Notes from a small island
A weblog by Jonathan Ali


Sunday, December 22, 2002  

Trinidad features in the latest issue of National Geographic Explorer, though not in a light one would have hoped: the piping-guan bird, or pawi as it's commonly known and the only bird endemic to this island, is the subject of the December "Wildlife as Canon Sees it" ad, the latest in the famed series that highlights endangered animal species across the globe.

Before I go any further, a bit of history. As a child I, like many other children, had a passion for animals. Unlike most children, however, I had a particular fascination with rare species - the rarer the better. Not that I had some perverse desire to see all species of animal become extinct. It was that for some reason I felt an affinity for those creatures that existed in ever-dwindling numbers. I imagined them, practically the last of their species, alone, solemnly soldiering on, against the rest of a world that had pushed them to the brink and didn't know them at all. They reminded me of me, also (as I saw myeslf) alone, misunderstood, battling the world and totally (here it comes, Bina) solipsistic.

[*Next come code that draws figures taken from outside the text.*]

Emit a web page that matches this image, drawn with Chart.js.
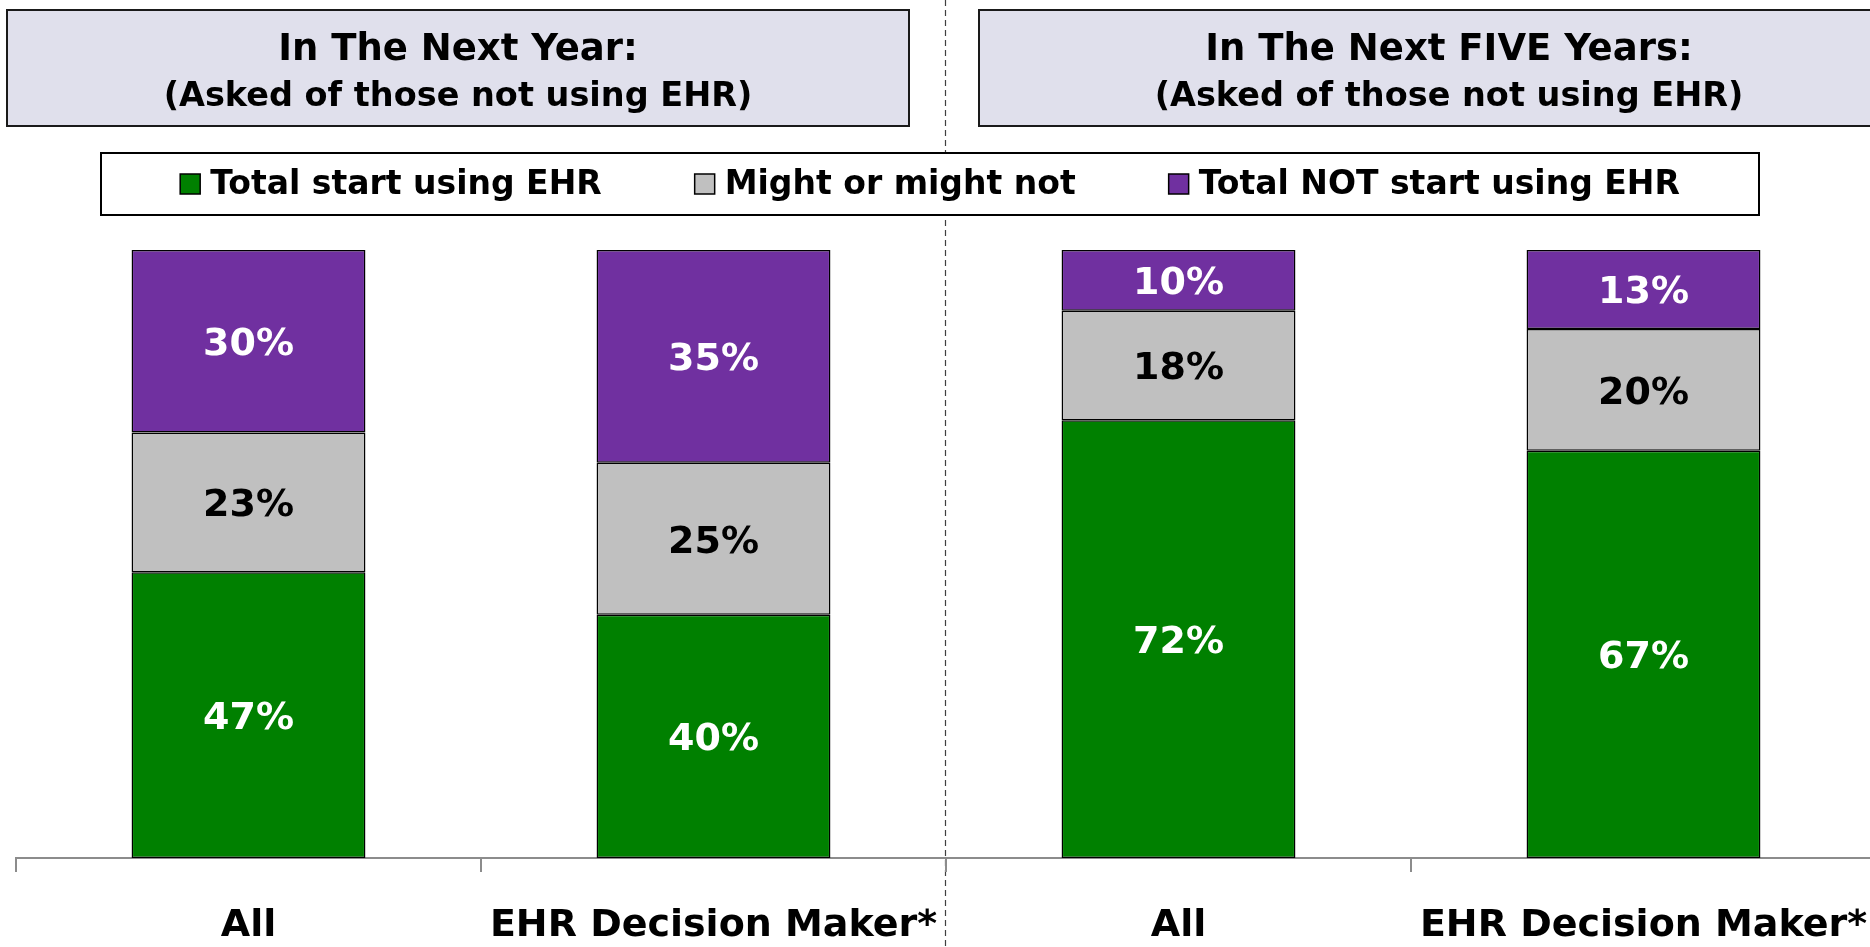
<!DOCTYPE html>
<html>
<head>
<meta charset="utf-8">
<script src="https://cdn.jsdelivr.net/npm/chart.js@4/dist/chart.umd.min.js"></script>
<style>
  html, body { margin: 0; padding: 0; background: #fff; overflow: hidden; }
  #wrap { position: relative; width: 1880px; height: 947px; }
</style>
</head>
<body>
<div id="wrap"><canvas id="chart"></canvas></div>
<script>
// values (percent)
const categories = ['All', 'EHR Decision Maker*', 'All', 'EHR Decision Maker*'];
const startUsing = [47, 40, 72, 67];
const mightOrNot = [23, 25, 18, 20];
const notStart = [30, 35, 10, 13];

const seriesNames = ['Total start using EHR', 'Might or might not', 'Total NOT start using EHR'];
const seriesColors = ['#008000', '#C0C0C0', '#7030A0'];
const labelColors = ['#FFFFFF', '#000000', '#FFFFFF'];

const panelTitles = [
  ['In The Next Year:', '(Asked of those not using EHR)'],
  ['In The Next FIVE Years:', '(Asked of those not using EHR)']
];

const FONT = '"DejaVu Sans", Verdana, sans-serif';

// dashed divider, title boxes and legend box behind/around the plot
const decorations = {
  id: 'decorations',
  beforeDraw(chart) {
    const ctx = chart.ctx;
    ctx.save();
    // divider between the two panels
    ctx.strokeStyle = '#404040';
    ctx.lineWidth = 1.2;
    ctx.setLineDash([6, 4]);
    ctx.beginPath();
    ctx.moveTo(945.5, 0);
    ctx.lineTo(945.5, 947);
    ctx.stroke();
    ctx.setLineDash([]);

    // panel title boxes
    const boxes = [[7, 10, 902, 116], [979, 10, 940, 116]];
    boxes.forEach((b, i) => {
      ctx.fillStyle = '#E0E0EC';
      ctx.fillRect(b[0], b[1], b[2], b[3]);
      ctx.strokeStyle = '#1a1a1a';
      ctx.lineWidth = 2;
      ctx.strokeRect(b[0], b[1], b[2], b[3]);
      ctx.fillStyle = '#000';
      ctx.textAlign = 'center';
      ctx.textBaseline = 'middle';
      const cx = b[0] + b[2] / 2;
      ctx.font = 'bold 37px ' + FONT;
      ctx.fillText(panelTitles[i][0], cx, 50);
      ctx.font = 'bold 33.5px ' + FONT;
      ctx.fillText(panelTitles[i][1], cx, 97);
    });

    // legend
    const lx = 101, ly = 153, lw = 1658, lh = 62;
    ctx.fillStyle = '#fff';
    ctx.fillRect(lx, ly, lw, lh);
    ctx.strokeStyle = '#000';
    ctx.lineWidth = 2;
    ctx.strokeRect(lx, ly, lw, lh);

    ctx.font = 'bold 33px ' + FONT;
    const sq = 20, gapText = 10, gapItem = 93;
    const ds = chart.data.datasets;
    const widths = ds.map(d => sq + gapText + ctx.measureText(d.label).width);
    const total = widths.reduce((a, b) => a + b, 0) + gapItem * (ds.length - 1);
    let x = lx + lw / 2 - total / 2;
    const cy = ly + lh / 2;
    ctx.textAlign = 'left';
    ctx.textBaseline = 'middle';
    ds.forEach((d, i) => {
      ctx.fillStyle = d.backgroundColor;
      ctx.fillRect(x, cy - sq / 2, sq, sq);
      ctx.strokeStyle = '#000';
      ctx.lineWidth = 1.5;
      ctx.strokeRect(x, cy - sq / 2, sq, sq);
      ctx.fillStyle = '#000';
      ctx.fillText(d.label, x + sq + gapText, cy + 1);
      x += widths[i] + gapItem;
    });
    ctx.restore();
  }
};

// percent labels inside each segment
const segmentLabels = {
  id: 'segmentLabels',
  afterDatasetsDraw(chart) {
    const ctx = chart.ctx;
    ctx.save();
    ctx.font = 'bold 38px ' + FONT;
    ctx.textAlign = 'center';
    ctx.textBaseline = 'middle';
    chart.data.datasets.forEach((d, i) => {
      const meta = chart.getDatasetMeta(i);
      meta.data.forEach((bar, j) => {
        const p = bar.getCenterPoint();
        ctx.fillStyle = labelColors[i];
        ctx.fillText(d.data[j] + '%', p.x, p.y + 4);
      });
    });
    ctx.restore();
  }
};

const seriesData = [startUsing, mightOrNot, notStart];

new Chart(document.getElementById('chart'), {
  type: 'bar',
  data: {
    labels: categories,
    datasets: seriesData.map((vals, i) => ({
      label: seriesNames[i],
      data: vals,
      backgroundColor: seriesColors[i],
      borderColor: '#000',
      borderWidth: 1.5,
      borderSkipped: false,
      categoryPercentage: 1,
      barPercentage: 0.503
    }))
  },
  options: {
    responsive: true,
    maintainAspectRatio: false,
    animation: false,
    devicePixelRatio: 1,
    layout: { padding: { top: 250, left: 16, right: 4, bottom: 0 } },
    plugins: {
      legend: { display: false },
      tooltip: { enabled: false }
    },
    scales: {
      x: {
        stacked: true,
        offset: true,
        grid: {
          offset: true,
          drawOnChartArea: false,
          drawTicks: true,
          tickLength: 14,
          color: '#8c8c8c',
          lineWidth: 2
        },
        border: { display: true, color: '#8c8c8c', width: 2 },
        ticks: {
          color: '#000',
          padding: 31,
          maxRotation: 0,
          autoSkip: false,
          font: { family: FONT, size: 38, weight: 'bold' }
        },
        // keep the axis band fixed so the plot bottom sits where the original's does
        afterFit(scale) {
          scale.height = 89;
          scale.paddingRight = 0;
        }
      },
      y: {
        stacked: true,
        display: false,
        min: 0,
        max: 100
      }
    }
  },
  plugins: [decorations, segmentLabels]
});
</script>
</body>
</html>
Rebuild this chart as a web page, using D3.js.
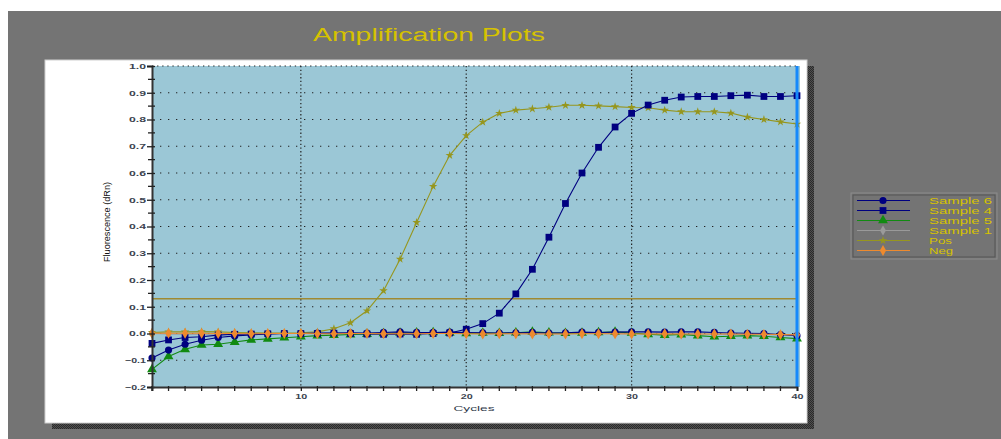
<!DOCTYPE html>
<html>
<head>
<meta charset="utf-8">
<script src="https://cdn.jsdelivr.net/npm/d3@7"></script>
<style>
  body { margin: 0; background: #fff; }
  svg { display: block; font-family: "Liberation Sans", Arial, sans-serif; }
</style>
</head>
<body>
<div class="amp__chart"></div>
<script>
// cycles 1..40
var cycles = d3.range(1, 41);

var sample6 = [-0.092,-0.062,-0.040,-0.025,-0.015,-0.009,-0.005,-0.002,0.000,0.000,0.002,0.002,0.003,0.002,0.004,0.006,0.004,0.004,0.005,0.004,
               0.003,0.002,0.003,0.004,0.002,0.003,0.005,0.004,0.005,0.006,0.006,0.005,0.006,0.006,0.004,0.002,0.001,0.000,-0.004,-0.008];
var sample4 = [-0.037,-0.024,-0.015,-0.012,-0.006,-0.003,-0.002,-0.001,0.000,0.000,0.000,0.001,0.000,-0.002,-0.003,-0.002,-0.003,0.000,0.002,0.016,
               0.037,0.076,0.148,0.240,0.360,0.486,0.600,0.696,0.772,0.823,0.854,0.872,0.884,0.886,0.886,0.889,0.891,0.886,0.886,0.889];
var sample5 = [-0.134,-0.086,-0.059,-0.043,-0.040,-0.032,-0.024,-0.020,-0.016,-0.012,-0.008,-0.006,-0.004,-0.002,0.000,0.002,0.003,0.004,0.002,0.000,
               0.002,0.001,0.003,0.006,0.003,0.001,0.002,0.004,0.006,0.002,-0.003,-0.006,-0.004,-0.008,-0.012,-0.010,-0.008,-0.010,-0.015,-0.019];
var sample1 = [0.000,-0.002,-0.003,-0.002,-0.003,-0.002,-0.001,-0.001,0.000,0.000,0.001,0.000,0.001,0.000,0.001,0.001,0.000,0.001,0.000,0.000,
               -0.001,0.000,-0.001,0.000,0.000,-0.001,0.000,0.000,-0.001,0.000,-0.001,-0.002,-0.002,-0.002,-0.003,-0.003,-0.003,-0.004,-0.005,-0.006];
var pos     = [0.004,0.006,0.006,0.007,0.006,0.004,0.003,0.002,0.002,0.003,0.006,0.018,0.040,0.085,0.160,0.278,0.415,0.550,0.666,0.740,
               0.790,0.823,0.835,0.840,0.846,0.853,0.853,0.851,0.848,0.845,0.844,0.835,0.829,0.829,0.829,0.824,0.809,0.800,0.791,0.783];
var neg     = [0.001,0.001,0.001,0.001,0.000,0.000,-0.001,0.000,0.000,0.000,-0.001,-0.001,0.000,0.000,-0.001,-0.001,-0.001,0.000,0.000,-0.001,
               -0.002,-0.001,-0.001,-0.002,-0.002,-0.002,-0.001,-0.001,-0.001,-0.002,-0.002,-0.001,-0.002,-0.002,-0.002,-0.002,-0.003,-0.003,-0.004,-0.005];

var threshold = 0.13;

var yTicks = [-0.2,-0.1,0.0,0.1,0.2,0.3,0.4,0.5,0.6,0.7,0.8,0.9,1.0];
var xTicks = [10, 20, 30, 40];

var legendNames = ["Sample 6", "Sample 4", "Sample 5", "Sample 1", "Pos", "Neg"];

// series in drawing order
var series = [
  {name: "Pos",      values: pos,     color: "#96961e", sym: d3.symbolStar,     size: 22},
  {name: "Sample 1", values: sample1, color: "#9a9a9a", sym: d3.symbolDiamond,  size: 30},
  {name: "Sample 5", values: sample5, color: "#118a11", sym: d3.symbolTriangle, size: 42},
  {name: "Sample 6", values: sample6, color: "#000080", sym: d3.symbolCircle,   size: 40},
  {name: "Sample 4", values: sample4, color: "#000080", sym: d3.symbolSquare,   size: 46},
  {name: "Neg",      values: neg,     color: "#ee8a2e", sym: d3.symbolDiamond,  size: 34}
];

var W = 1001, H = 439;
var plot = {left: 152, right: 797, top: 66, bottom: 387};

var svg = d3.select(".amp__chart")
    .append("svg")
    .attr("width", W)
    .attr("height", H);

// dotted shadow pattern
var pat = svg.append("defs").append("pattern")
    .attr("id", "shade").attr("width", 2).attr("height", 2)
    .attr("patternUnits", "userSpaceOnUse");
pat.append("rect").attr("width", 2).attr("height", 2).attr("fill", "#505050");
pat.append("rect").attr("width", 1).attr("height", 1).attr("fill", "#2a2a2a");
pat.append("rect").attr("x", 1).attr("y", 1).attr("width", 1).attr("height", 1).attr("fill", "#2a2a2a");

// window background
svg.append("rect").attr("x", 8).attr("y", 11).attr("width", W - 8).attr("height", H - 11).attr("fill", "#747474");

// panel shadow + panel
svg.append("rect").attr("x", 52).attr("y", 66).attr("width", 762).attr("height", 363).attr("fill", "url(#shade)");
svg.append("rect").attr("x", 45).attr("y", 60).attr("width", 762).attr("height", 363)
    .attr("fill", "#fff").attr("stroke", "#d0d0d0").attr("stroke-width", 1);

// title
svg.append("text")
    .attr("x", 313).attr("y", 41)
    .attr("textLength", 232).attr("lengthAdjust", "spacingAndGlyphs")
    .attr("font-size", 18)
    .attr("fill", "#d6c200")
    .text("Amplification Plots");

var x = d3.scaleLinear().domain([1, 40]).range([plot.left, plot.right]);
var y = d3.scaleLinear().domain([-0.2, 1.0]).range([plot.bottom, plot.top]);

// plot background
svg.append("rect")
    .attr("x", plot.left).attr("y", plot.top)
    .attr("width", x(40) - x(1) + 3).attr("height", y(-0.2) - y(1.0))
    .attr("fill", "#9bc7d6");

// grid
var grid = svg.append("g");
grid.selectAll(".hgrid")
    .data(yTicks.filter(function(d){ return d > -0.15; }))
    .enter().append("line")
    .attr("x1", plot.left).attr("x2", plot.right)
    .attr("y1", function(d){ return y(d); }).attr("y2", function(d){ return y(d); })
    .attr("stroke", "#222")
    .attr("stroke-width", 1.2)
    .attr("stroke-dasharray", function(d){ return d > 0.95 ? "1.3,3.8" : "1.3,6.7"; });

grid.selectAll(".vgrid")
    .data([10, 20, 30])
    .enter().append("line")
    .attr("x1", function(d){ return x(d); }).attr("x2", function(d){ return x(d); })
    .attr("y1", plot.top).attr("y2", plot.bottom)
    .attr("stroke", "#222")
    .attr("stroke-width", 1.2)
    .attr("stroke-dasharray", "1.3,2.4");

// threshold line
svg.append("line")
    .attr("x1", plot.left).attr("x2", plot.right)
    .attr("y1", y(threshold)).attr("y2", y(threshold))
    .attr("stroke", "#a08a32")
    .attr("stroke-width", 1.5);

// series
var line = d3.line()
    .x(function(d, i){ return x(cycles[i]); })
    .y(function(d){ return y(d); });

series.forEach(function(s){
  var g = svg.append("g");
  g.append("path")
    .datum(s.values)
    .attr("fill", "none")
    .attr("stroke", s.color)
    .attr("stroke-width", 1.1)
    .attr("d", line);
  g.selectAll("path.mk")
    .data(s.values)
    .enter().append("path")
    .attr("class", "mk")
    .attr("transform", function(d, i){ return "translate(" + x(cycles[i]) + "," + y(d) + ")"; })
    .attr("d", d3.symbol().type(s.sym).size(s.size))
    .attr("fill", s.color);
});

// end cursor line at cycle 40
svg.append("line")
    .attr("x1", x(40)).attr("x2", x(40))
    .attr("y1", plot.top).attr("y2", plot.bottom)
    .attr("stroke", "#1689fb")
    .attr("stroke-width", 3);

// y axis
var yAxis = svg.append("g")
    .attr("transform", "translate(" + plot.left + ",0)")
    .call(d3.axisLeft(y).tickValues(yTicks).tickFormat(d3.format(".1f")).tickSize(5).tickPadding(1));
yAxis.select(".domain").attr("stroke", "#333").attr("stroke-width", 2);
yAxis.selectAll(".tick line").attr("stroke", "#222").attr("stroke-width", 1.3).attr("x2", -5).attr("x1", 3);
yAxis.selectAll(".tick text")
    .attr("font-size", 7.5)
    .attr("fill", "#3d4450")
    .attr("font-weight", "bold")
    .attr("textLength", function(d){ return d < 0 ? 21 : 17; })
    .attr("lengthAdjust", "spacingAndGlyphs");

// minor y ticks
svg.append("g").selectAll("line")
    .data(d3.range(-0.15, 1.0, 0.1))
    .enter().append("line")
    .attr("x1", plot.left - 4).attr("x2", plot.left + 3)
    .attr("y1", function(d){ return y(d); }).attr("y2", function(d){ return y(d); })
    .attr("stroke", "#222").attr("stroke-width", 1.3);

// x axis
var xAxis = svg.append("g")
    .attr("transform", "translate(0," + plot.bottom + ")")
    .call(d3.axisBottom(x).tickValues(xTicks).tickSize(4).tickPadding(3));
xAxis.select(".domain").attr("stroke", "#333").attr("stroke-width", 2);
xAxis.selectAll(".tick line").attr("stroke", "#222").attr("stroke-width", 1.3);
xAxis.selectAll(".tick text")
    .attr("font-size", 7.5)
    .attr("fill", "#3d4450")
    .attr("font-weight", "bold")
    .attr("textLength", 12)
    .attr("lengthAdjust", "spacingAndGlyphs");

// minor x ticks every cycle
svg.append("g").selectAll("line")
    .data(cycles.filter(function(c){ return c % 10 !== 0; }))
    .enter().append("line")
    .attr("x1", function(d){ return x(d); }).attr("x2", function(d){ return x(d); })
    .attr("y1", plot.bottom - 1).attr("y2", plot.bottom + 4)
    .attr("stroke", "#222").attr("stroke-width", 1.3);

// axis titles
svg.append("text")
    .attr("x", 474).attr("y", 411)
    .attr("text-anchor", "middle")
    .attr("font-size", 8)
    .attr("fill", "#2f3a4a")
    .attr("textLength", 41).attr("lengthAdjust", "spacingAndGlyphs")
    .text("Cycles");

svg.append("text")
    .attr("transform", "translate(110,222) rotate(-90)")
    .attr("text-anchor", "middle")
    .attr("font-size", 9)
    .attr("fill", "#111")
    .attr("textLength", 80).attr("lengthAdjust", "spacingAndGlyphs")
    .text("Fluorescence (dRn)");

// legend
var legend = svg.append("g");
legend.append("rect")
    .attr("x", 851).attr("y", 193).attr("width", 146).attr("height", 66)
    .attr("fill", "#747474").attr("stroke", "#8c8c8c").attr("stroke-width", 1);
legend.append("rect")
    .attr("x", 853).attr("y", 195).attr("width", 142).attr("height", 62)
    .attr("fill", "none").attr("stroke", "#555").attr("stroke-width", 1);

var legendRowY = [200, 210, 220, 230, 240, 250];
var textLens = {"Sample 6": 63, "Sample 4": 63, "Sample 5": 63, "Sample 1": 63, "Pos": 23, "Neg": 24};

legendNames.forEach(function(name, i){
  var s = series.filter(function(d){ return d.name === name; })[0];
  var ly = legendRowY[i] + 0.5;
  legend.append("line")
    .attr("x1", 857).attr("x2", 910)
    .attr("y1", ly).attr("y2", ly)
    .attr("stroke", s.color).attr("stroke-width", 1.2);
  legend.append("path")
    .attr("transform", "translate(883," + ly + ")")
    .attr("d", d3.symbol().type(s.sym).size(s.size))
    .attr("fill", s.color);
  legend.append("text")
    .attr("x", 929).attr("y", ly + 3.5)
    .attr("font-size", 8.5)
    .attr("fill", "#d6c200")
    .attr("textLength", textLens[name]).attr("lengthAdjust", "spacingAndGlyphs")
    .text(name);
});
</script>
</body>
</html>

And so, every month when the National Geographic arrived (both my primary and secondary schools had subscriptions) and I got my grubby hands on it, I'd turn automatically to the back cover or back inside cover, where the "Wildlife as Canon Sees it" ads almost invariably ran. I'd stare with fascination at that month's animal, captured in vivid Canon colour - the brilliant seven-coloured tanager of Bahia, the imposing white Javanese rhino, the elusive Arabian oryx. Then I'd stare with equal wonder at the little map that accompanied the ad, with the land masses in orange, the ocean in blue and the habitat range of the animal in question in a little strip or blob of white.

That was when I was a child. Now I am an adult, and the fact that there are, according to the Canon ad's stats, only an estimated 70-200 pawi left in Trinidad, and therefore in the world, is no longer exciting, no longer elicits a thrill, but another feeling entirely.